• _WORK TO DO_
Take each line containing the word "that" and copy it.

......

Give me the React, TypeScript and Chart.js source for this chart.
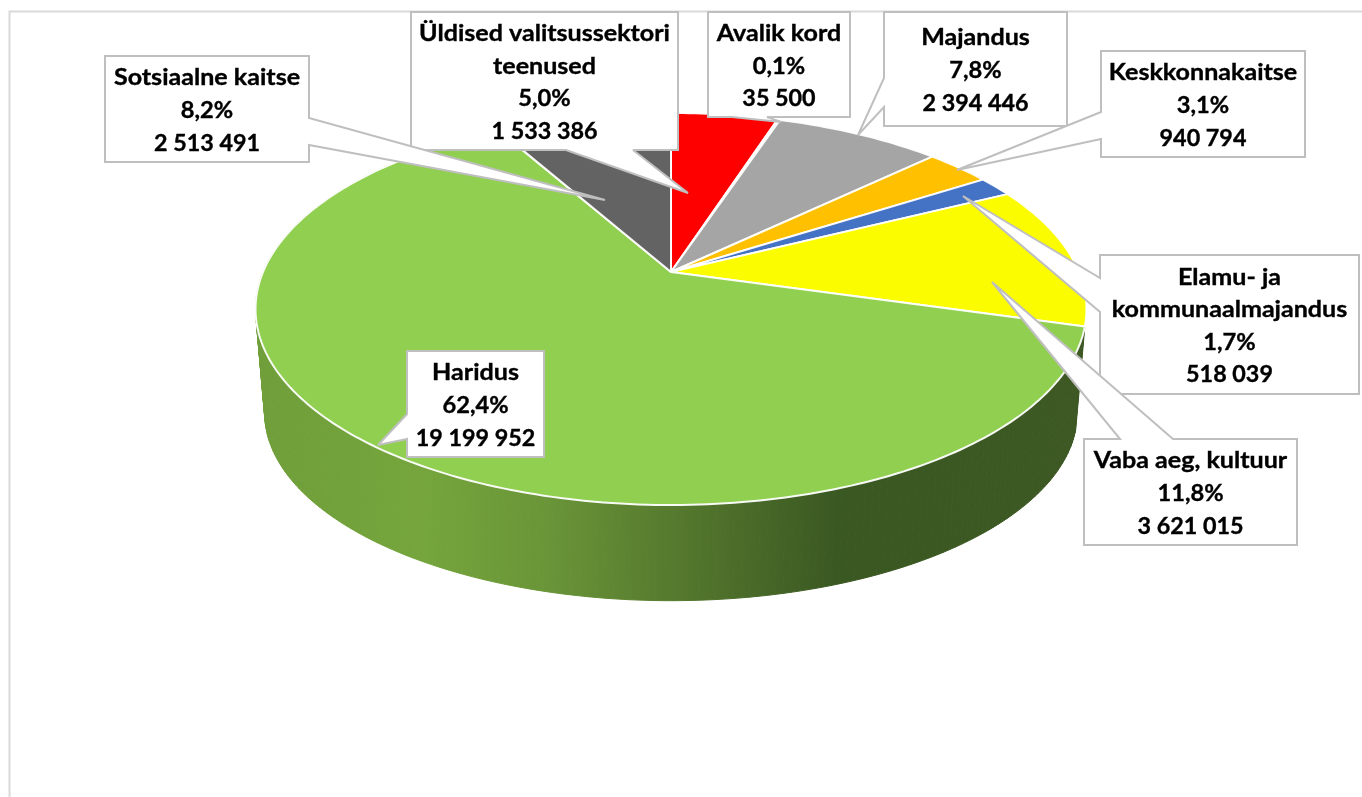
import React, { useEffect, useRef } from "react";
import { Chart, registerables } from "chart.js";

Chart.register(...registerables);

// ---- data ----
const categories: string[] = [
  "Üldised valitsussektori teenused",
  "Avalik kord",
  "Majandus",
  "Keskkonnakaitse",
  "Elamu- ja kommunaalmajandus",
  "Vaba aeg, kultuur",
  "Haridus",
  "Sotsiaalne kaitse",
];
const amounts: number[] = [1533386, 35500, 2394446, 940794, 518039, 3621015, 19199952, 2513491];
const sliceColors: string[] = ["#FF0000", "#ED7D31", "#A5A5A5", "#FFC000", "#4472C4", "#FCFC00", "#90CF50", "#636363"];
const nameLines: string[][] = [
  ["Üldised valitsussektori", "teenused"],
  ["Avalik kord"],
  ["Majandus"],
  ["Keskkonnakaitse"],
  ["Elamu- ja", "kommunaalmajandus"],
  ["Vaba aeg, kultuur"],
  ["Haridus"],
  ["Sotsiaalne kaitse"],
];

// ---- layout of the 3D projection and of the callouts ----
const P = 0.189;
const topPlane = { cx: 671, y0: 272, a: 408, b: 189 };
const basePlane = { cx: 671, y0: 377.5, a: 399, b: 181 };

type Callout = { x0: number; y0: number; x1: number; y1: number; side: "l" | "r" | "t" | "b"; p: number; q: number; tx: number; ty: number };
const callouts: Callout[] = [
  { x0: 411, y0: 12, x1: 678, y1: 150, side: "b", p: 566, q: 633, tx: 688, ty: 193 },
  { x0: 708, y0: 12, x1: 850, y1: 117, side: "b", p: 732, q: 767, tx: 781, ty: 122 },
  { x0: 884, y0: 12, x1: 1067, y1: 126, side: "l", p: 78, q: 107, tx: 858, ty: 135 },
  { x0: 1101, y0: 51, x1: 1305, y1: 157, side: "l", p: 112, q: 139, tx: 957, ty: 170 },
  { x0: 1100, y0: 255, x1: 1359, y1: 394, side: "l", p: 278, q: 312, tx: 963, ty: 196 },
  { x0: 1084, y0: 439, x1: 1297, y1: 545, side: "t", p: 1120, q: 1173, tx: 992, ty: 282 },
  { x0: 407, y0: 351, x1: 544, y1: 457, side: "l", p: 414, q: 439, tx: 378, ty: 445 },
  { x0: 105, y0: 56, x1: 309, y1: 162, side: "r", p: 118, q: 145, tx: 605, ty: 200 },
];

function project(plane: typeof topPlane, angle: number): [number, number] {
  const u = Math.cos(angle);
  const v = Math.sin(angle);
  const d = 1 - P * v;
  return [plane.cx + (plane.a * u) / d, plane.y0 + (plane.b * v) / d];
}

function arcSteps(start: number, end: number): number[] {
  const n = Math.max(2, Math.ceil(((end - start) / (Math.PI * 2)) * 360));
  const out: number[] = [];
  for (let i = 0; i <= n; i++) out.push(start + ((end - start) * i) / n);
  return out;
}

const groupFormat = (v: number) => String(v).replace(/\B(?=(\d{3})+(?!\d))/g, " ");

const pie3d = {
  id: "pie3d",
  beforeDatasetDraw(chart: any) {
    const { ctx } = chart;
    const arcs = chart.getDatasetMeta(0).data as any[];
    ctx.save();
    // frame
    ctx.strokeStyle = "#d9d9d9";
    ctx.lineWidth = 2;
    ctx.beginPath();
    ctx.moveTo(9.5, 797);
    ctx.lineTo(9.5, 11.5);
    ctx.lineTo(1362, 11.5);
    ctx.stroke();

    // side wall of the slice that spans the front of the pie
    const grad = ctx.createLinearGradient(255, 0, 1087, 0);
    grad.addColorStop(0, "#6f9e3a");
    grad.addColorStop(0.2, "#75a53c");
    grad.addColorStop(0.35, "#6a9538");
    grad.addColorStop(0.5, "#567a2e");
    grad.addColorStop(0.7, "#3a5822");
    grad.addColorStop(1, "#3d5823");
    ctx.fillStyle = grad;
    ctx.strokeStyle = grad;
    ctx.lineWidth = 1;
    for (const arc of arcs) {
      const s = arc.startAngle;
      const e = arc.endAngle;
      if (!(s < Math.PI / 2 && e > Math.PI / 2)) continue;
      const steps = arcSteps(s, e);
      for (let i = 0; i < steps.length - 1; i++) {
        const a = project(topPlane, steps[i]);
        const b = project(topPlane, steps[i + 1]);
        const c = project(basePlane, steps[i + 1]);
        const d = project(basePlane, steps[i]);
        ctx.beginPath();
        ctx.moveTo(a[0], a[1]);
        ctx.lineTo(b[0], b[1]);
        ctx.lineTo(c[0], c[1]);
        ctx.lineTo(d[0], d[1]);
        ctx.closePath();
        ctx.fill();
        ctx.stroke();
      }
    }

    // top faces
    arcs.forEach((arc, i) => {
      ctx.beginPath();
      ctx.moveTo(topPlane.cx, topPlane.y0);
      for (const t of arcSteps(arc.startAngle, arc.endAngle)) {
        const p = project(topPlane, t);
        ctx.lineTo(p[0], p[1]);
      }
      ctx.closePath();
      ctx.fillStyle = sliceColors[i];
      ctx.fill();
      ctx.strokeStyle = "rgba(255,255,255,0.95)";
      ctx.lineWidth = 2;
      ctx.lineJoin = "round";
      ctx.stroke();
    });
    ctx.restore();
    return false;
  },
  afterDatasetsDraw(chart: any) {
    const { ctx } = chart;
    const total = amounts.reduce((a, b) => a + b, 0);
    ctx.save();
    callouts.forEach((c, i) => {
      ctx.beginPath();
      ctx.moveTo(c.x0, c.y0);
      if (c.side === "t") {
        ctx.lineTo(c.p, c.y0);
        ctx.lineTo(c.tx, c.ty);
        ctx.lineTo(c.q, c.y0);
      }
      ctx.lineTo(c.x1, c.y0);
      if (c.side === "r") {
        ctx.lineTo(c.x1, c.p);
        ctx.lineTo(c.tx, c.ty);
        ctx.lineTo(c.x1, c.q);
      }
      ctx.lineTo(c.x1, c.y1);
      if (c.side === "b") {
        ctx.lineTo(c.q, c.y1);
        ctx.lineTo(c.tx, c.ty);
        ctx.lineTo(c.p, c.y1);
      }
      ctx.lineTo(c.x0, c.y1);
      if (c.side === "l") {
        ctx.lineTo(c.x0, c.q);
        ctx.lineTo(c.tx, c.ty);
        ctx.lineTo(c.x0, c.p);
      }
      ctx.closePath();
      ctx.fillStyle = "#ffffff";
      ctx.fill();
      ctx.strokeStyle = "#bfbfbf";
      ctx.lineWidth = 2;
      ctx.lineJoin = "miter";
      ctx.miterLimit = 3;
      ctx.stroke();

      const pct = ((amounts[i] / total) * 100).toFixed(1).replace(".", ",") + "%";
      const names = nameLines[i];
      const lines = [...names, pct, groupFormat(amounts[i])];
      const lineH = 32.6;
      const cy = (c.y0 + c.y1) / 2 + 2;
      const cx = (c.x0 + c.x1) / 2;
      ctx.fillStyle = "#000000";
      ctx.strokeStyle = "#000000";
      ctx.lineWidth = 0.35;
      ctx.font = '700 22px Lato, "Open Sans", sans-serif';
      ctx.textAlign = "center";
      ctx.textBaseline = "middle";
      lines.forEach((line, k) => {
        const stretch = k < names.length ? 1.14 : k === names.length ? 1.075 : 1.06;
        ctx.save();
        ctx.translate(cx, cy + (k - (lines.length - 1) / 2) * lineH);
        ctx.scale(stretch, 1);
        ctx.fillText(line, 0, 0);
        ctx.strokeText(line, 0, 0);
        ctx.restore();
      });
    });
    ctx.restore();
  },
};

export default function App() {
  const ref = useRef<HTMLCanvasElement>(null);
  useEffect(() => {
    const chart = new Chart(ref.current as HTMLCanvasElement, {
      type: "pie",
      data: {
        labels: categories,
        datasets: [{ data: amounts, backgroundColor: sliceColors }],
      },
      options: {
        animation: false,
        responsive: false,
        plugins: { legend: { display: false }, tooltip: { enabled: false } },
      },
      plugins: [pie3d],
    } as any);
    return () => chart.destroy();
  }, []);
  return (
    <div style={{ position: "fixed", left: 0, top: 0, width: 1362, height: 797, background: "#fff" }}>
      <canvas ref={ref} width={1362} height={797} style={{ display: "block" }} />
    </div>
  );
}
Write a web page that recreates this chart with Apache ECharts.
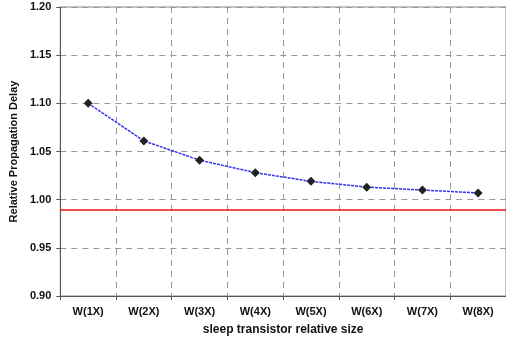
<!DOCTYPE html>
<html><head><meta charset="utf-8">
<script src="https://cdn.jsdelivr.net/npm/echarts@6/dist/echarts.min.js"></script>
<style>html,body{margin:0;padding:0;background:#fff}#c{width:506px;height:341px}</style>
</head><body><div id="c"></div>
<script>
const categories = ['W(1X)','W(2X)','W(3X)','W(4X)','W(5X)','W(6X)','W(7X)','W(8X)'];
const delayValues = [1.100, 1.061, 1.041, 1.028, 1.019, 1.013, 1.010, 1.007];
const referenceLevel = 0.993;
const yTicks = { min: 0.90, max: 1.20, interval: 0.05 };

const chart = echarts.init(document.getElementById('c'), null, {renderer: 'canvas'});
const font = 'Liberation Sans, Arial, sans-serif';
chart.setOption({
  animation: false,
  backgroundColor: '#fff',
  grid: { left: 59, right: -3, top: 7, bottom: 45, show: true, borderColor: '#888', borderWidth: 1 },
  xAxis: {
    type: 'category', data: categories, boundaryGap: true,
    name: 'sleep transistor relative size', nameLocation: 'middle', nameGap: 28,
    nameTextStyle: { fontFamily: font, fontWeight: 'bold', fontSize: 12, color: '#111' },
    axisLine: { lineStyle: { color: '#555', width: 1 } },
    axisTick: { show: true, length: 4, lineStyle: { color: '#555' } },
    axisLabel: { fontFamily: font, fontWeight: 'bold', fontSize: 11, color: '#111', margin: 10 },
    splitLine: { show: true, lineStyle: { color: '#999', type: [6, 5], width: 1 } }
  },
  yAxis: {
    type: 'value', min: yTicks.min, max: yTicks.max, interval: yTicks.interval,
    name: 'Relative Propagation Delay', nameLocation: 'middle', nameGap: 38,
    nameTextStyle: { fontFamily: font, fontWeight: 'bold', fontSize: 11, color: '#111' },
    axisLine: { show: true, lineStyle: { color: '#555', width: 1 } },
    axisTick: { show: true, length: 4, lineStyle: { color: '#555' } },
    axisLabel: { fontFamily: font, fontWeight: 'bold', fontSize: 11, color: '#111', margin: 9,
      formatter: v => v.toFixed(2) },
    splitLine: { show: true, lineStyle: { color: '#999', type: [6, 5], width: 1 } }
  },
  series: [{
    type: 'line', data: delayValues,
    symbol: 'diamond', symbolSize: 9,
    itemStyle: { color: '#222' },
    lineStyle: { color: '#3333ee', width: 1.5, type: [3, 1] },
    markLine: {
      silent: true, symbol: 'none', label: { show: false },
      lineStyle: { color: '#ee1111', width: 1.5, type: 'solid' },
      data: [{ yAxis: referenceLevel }]
    }
  }]
});
</script></body></html>
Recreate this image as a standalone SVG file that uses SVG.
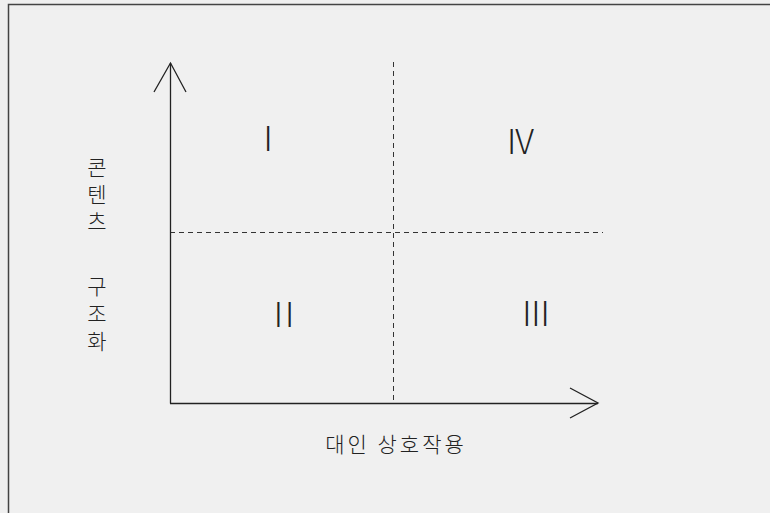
<svg xmlns="http://www.w3.org/2000/svg" width="770" height="513" viewBox="0 0 770 513">
<style>
.ax{stroke:#222;stroke-width:1.3;fill:none}
.ar{stroke:#222;stroke-width:1.3;fill:none;stroke-linejoin:miter}
.dash{stroke:#333;stroke-width:1;stroke-dasharray:5,4;fill:none}
.num{font-family:"Noto Sans CJK KR","DejaVu Sans",sans-serif;font-weight:300;font-size:34px;fill:#222;text-anchor:middle}
.kr{font-family:"Noto Sans CJK KR",sans-serif;font-weight:300;font-size:21px;fill:#222;text-anchor:middle}
</style>
<rect x="0" y="0" width="770" height="513" fill="#f0f0f0"/>
<rect x="8.5" y="4.5" width="800" height="560" fill="none" stroke="#444" stroke-width="1.5"/>
<g id="connectors">
<line class="dash" x1="393.5" y1="62" x2="393.5" y2="403"/>
<line class="dash" x1="170" y1="232.5" x2="603" y2="232.5"/>
<line class="ax" x1="170.5" y1="63" x2="170.5" y2="403.5"/>
<polyline class="ar" points="154,92 170.5,63 186,92"/>
<line class="ax" x1="170" y1="403.5" x2="598" y2="403.5"/>
<polyline class="ar" points="570,388 598,403 570,418"/>
</g>
<g id="q1"><text class="num" x="268" y="151">I</text></g>
<g id="q4"><text class="num" x="520" y="154" letter-spacing="-1">IV</text></g>
<g id="q2"><text class="num" x="285" y="327" letter-spacing="2">II</text></g>
<g id="q3"><text class="num" x="536" y="326" letter-spacing="0">III</text></g>
<g id="ylabel">
<text class="kr" x="97" y="175">콘</text>
<text class="kr" x="97" y="202">텐</text>
<text class="kr" x="97" y="229">츠</text>
<text class="kr" x="97" y="294">구</text>
<text class="kr" x="97" y="321">조</text>
<text class="kr" x="97" y="349">화</text>
</g>
<g id="xlabel"><text class="kr" x="396" y="452" font-size="22" letter-spacing="3">대인 상호작용</text></g>
</svg>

......

• _RESPONSE TO THE EXERCISE_
    // side wall of the slice that spans the front of the pie
Write a web page that recreates this chart with Apache ECharts.
Recreate this image as a standalone SVG file that uses SVG.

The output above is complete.